The key thing to note here is the value of flexibility. Our brains evolved to be capable of very general/abstract reasoning and open-ended decision making, presumably because this allows us to solve a broader range of problems - a crucial skill for organisms in our particular niche. (Not so for others, however!)
This is not to say that our genes aren't important, or don't influence us. Of course they do - they're the blueprints that describe how to build these wonderful structures in the first place! But one must realise how very indirect their influence is. So long as the resultant structure as a whole facilitates genetic success, the underlying genes will be passed on. This in no way requires that our every thought be explicitly directed towards achieving evolutionary success.
As an analogy, consider the paradox of hedonism: if you try to be happy, you're sure to fail. The goal of happiness is much better served by indirect means: you should pursue friendships and hobbies (etc.) for their own sake, and happiness will likely result.

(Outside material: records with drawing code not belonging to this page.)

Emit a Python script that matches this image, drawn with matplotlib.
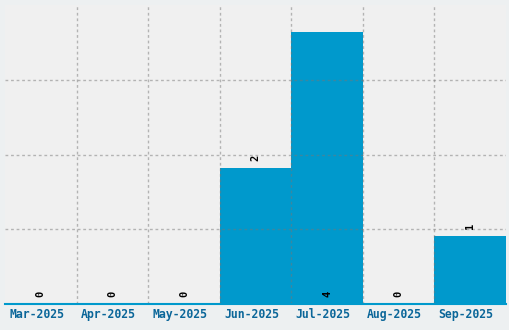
import numpy as np
import matplotlib
matplotlib.use("Agg")
import matplotlib.pyplot as plt
import matplotlib.transforms as mtransforms

meses = ["Mar-2025", "Apr-2025", "May-2025", "Jun-2025", "Jul-2025", "Aug-2025", "Sep-2025"]
valores = [0, 0, 0, 2, 4, 0, 1]

color_barra = "#0099cc"
color_texto = "#0a6699"

fig = plt.figure(figsize=(5.1, 3.3), dpi=100)
fig.patch.set_facecolor("#edf0f1")
ax = fig.add_axes([5 / 510, 26 / 330, 501 / 510, 299 / 330])
ax.set_facecolor("#f0f0f0")

x = np.arange(len(meses))
ax.bar(x, valores, width=1.0, color=color_barra, zorder=1)

ymax = max(valores) * 1.1
ax.set_xlim(-0.5, len(meses) - 0.5)
ax.set_ylim(0, ymax)

# grid encima de las barras
ax.set_xticks(x[:-1] + 0.5, minor=True)
ax.set_yticks([ymax / 4, ymax / 2, ymax * 3 / 4])
ax.grid(True, which="minor", axis="x", color="#777777", linestyle=(0, (2, 2)), linewidth=1, alpha=0.5, zorder=2)
ax.grid(True, which="major", axis="y", color="#777777", linestyle=(0, (2, 2)), linewidth=1, alpha=0.5, zorder=2)
ax.set_axisbelow(False)

ax.set_xticks(x)
ax.set_xticklabels(meses, fontfamily="DejaVu Sans Mono", fontweight="bold", fontsize=8.3, color=color_texto)
ax.tick_params(axis="x", which="both", length=0, pad=3)
ax.tick_params(axis="y", which="both", length=0, labelleft=False)

# las etiquetas del eje van un poco a la izquierda
desplaza = mtransforms.ScaledTranslation(-4 / 100, 0, fig.dpi_scale_trans)
for lbl in ax.get_xticklabels():
    lbl.set_transform(lbl.get_transform() + desplaza)

for s in ["top", "left", "right"]:
    ax.spines[s].set_visible(False)
ax.spines["bottom"].set_color(color_barra)
ax.spines["bottom"].set_linewidth(1.5)
ax.spines["bottom"].set_zorder(3)

# etiquetas de valor
for i, v in enumerate(valores):
    y = v if v < max(valores) else 0
    ax.annotate(str(v), (i, y), xytext=(0, 5), textcoords="offset points",
                ha="center", va="bottom", rotation=90, fontsize=7.5,
                fontfamily="DejaVu Sans Mono", fontweight="bold", color="black", zorder=4)

fig.savefig("out.png", dpi=100, facecolor=fig.get_facecolor())
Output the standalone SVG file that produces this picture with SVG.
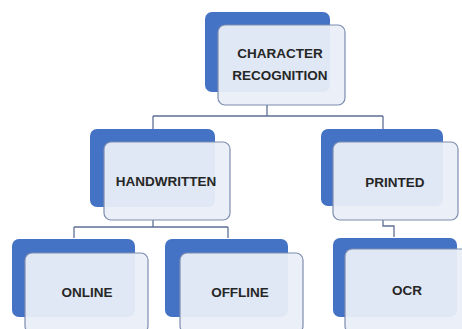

Genetic success is kind of like that. Our genes build brains that have various goals, motivations, and modes of thought. These serve as indirect means of successfully spreading the genes, even though none of our cognition is explicitly aimed towards that goal. Overall, this 'strategy' works well, as the success of our species demonstrates. But it's not perfect: although our actions tend to correlate well with genetic success, there will be some times when they end up orthogonal or even in strict opposition to the evolutionary ideal. That's the cost our genes pay for an indirect approach, but it's well worth it - otherwise we wouldn't be here!
Update: The Ethical Werewolf has more:
There's lots of things in human psychology for which an adaptationist explanation makes some sense... The capacity for laughter and the appreciation of music, however, seem more difficult for adaptationists to explain... My guess is that if you throw together a bunch of complicated, evolved modules in the brain -- language processing, emotions, auditory processing -- you get weird emergent capacities on top of those things that weren't specifically selected for.